I haven’t read these yet, but Baxter is phennomenal. His worke with Clarke was excellent.
Like, like, likety like.
One of the things that stymies my meager brain is… How do we test if we are in a simulation if we don’t know the rules outside of it? The part that I am most sceptical about seems to be the bias that we are simulating ourselves. While I am indeed a hoopy frood, the universe only needs one of me. And I know that, so I wouldn’t simulate me… Unless it was a particularly sick dare.
And now that I think about it, the universe being created on a random drunk dare starts to make sense.
But all that means is that - according to a second theory - you have already simulated yourself.
Wanted to add that Peter Watts wrote an excellent short story about a woman that learns to manipulate the simulation in his collection ‘Beyond the Rift’. I can’t remember the name, but I wouldn’t say if I did, because the whole collection is A+ and deserves to be read.
The only way I can think of is to look for inconsistencies in our own universe, at least with regards to simulation as we know it. Of course even if we find it inconsistencies, we can never be entirely sure it’s a consequences of bugs. Indeed, that our theories are wrong would be a simpler and therefor more likely answer. Science is the uncompromising application of doubt and skepticism. Certainty is not scientific, it’s faith.
Thank you for making my point better and more succinct than me. That’s why I pay you the big bucks.
My mom always told me to stop simulating myself at the dinner table.
And again, to echo what I said above. A simulation and it’s simulator and it’s simulator’s reality are not really separate natural rules. If the laws of nature are different inside the simulation, then the project is to find the rules governing the substrate, not the programming. Whether that’s even possible we don’t know, but we don’t know it isn’t either.
Let’s assume for the sake of argument that you and I and @pixleshifter are correct, that we’re not in a simulation as we know it. Investigating the question still has significance in my field, computational physics, and in the tangentially related field of AI, because the answers could help us better understand the limits of what we ourselves can and cannot simulate.
So there really might be big bucks in it, even if we’re in so-called base reality. …holds out palm and rubs fingers together
That I don’t doubt at all. The biggest discoveries aren’t when someone shouted Eureka, but when they mumbled, That’s Odd. Probing inconsistencies is exciting!
This could be rephrased ‘civilizations that lasted into and adapted into the black hole evap epoch’. After all, a) they’ll see it coming b) have plenty of time to prepare c) likely be far removed from any technology we are even able to conceive of at our present stage of development (which could be an unreliable assumption based on what I say next).

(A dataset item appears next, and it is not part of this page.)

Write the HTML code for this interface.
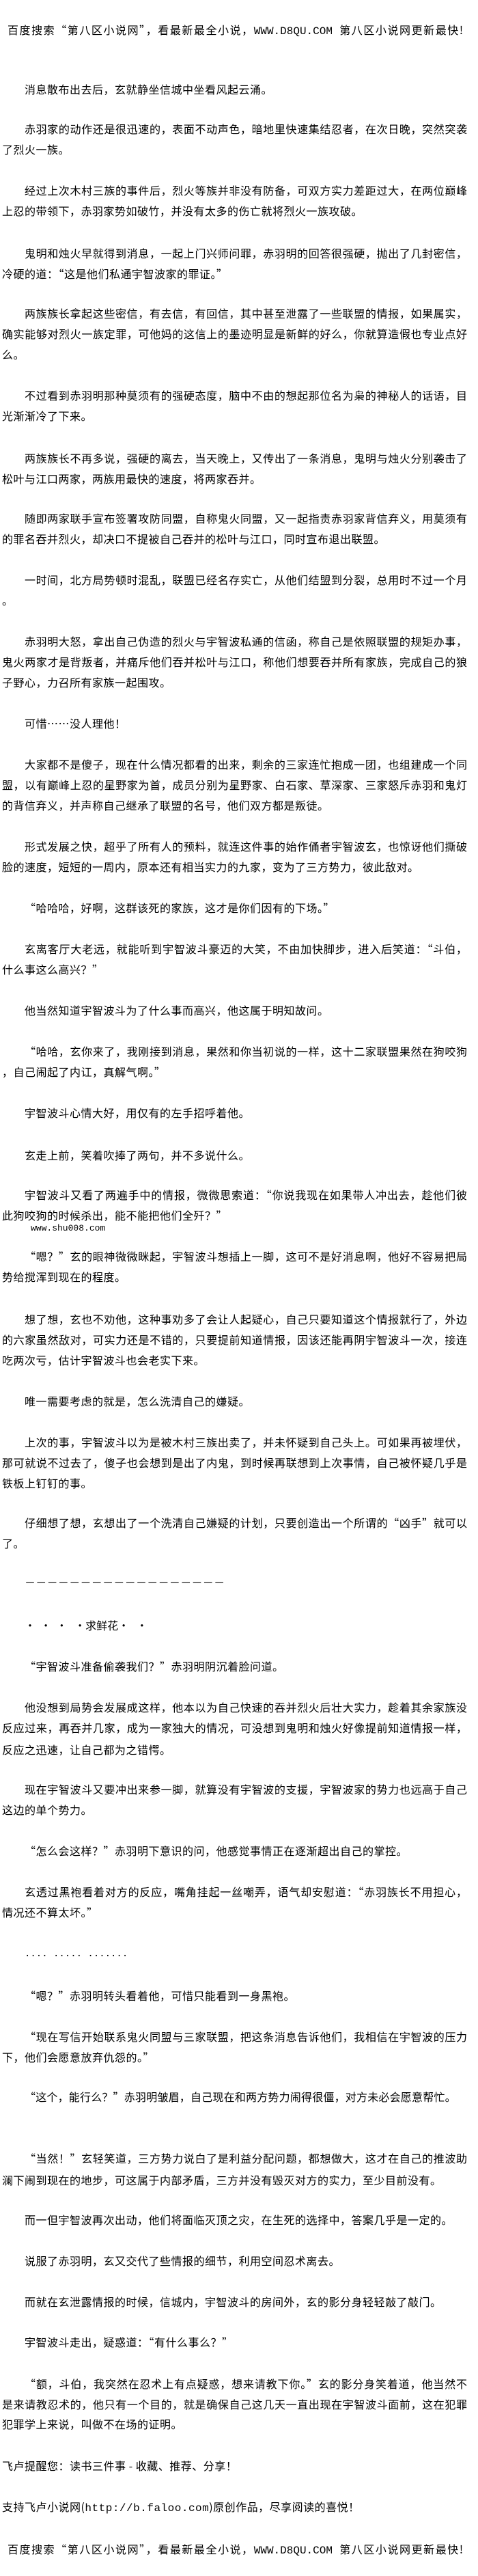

One thing I’m curious about: How can we draw inferrences about the simulator based on the simulation, since it would not necessarily be bound by any objective laws? For instance, the conventional argument recounted by GulliverFoyle relied upon the assumption that human consciousness required approx. 1% of a single watt (and that was a necessary fact for the soundness of the efficiency argument). But if in fact we are software and not cells, how can we trust that figure?
I’m not clicking that.
I have a kid, damn it; I already suffered through hearing it it once in the movie theater. Never again.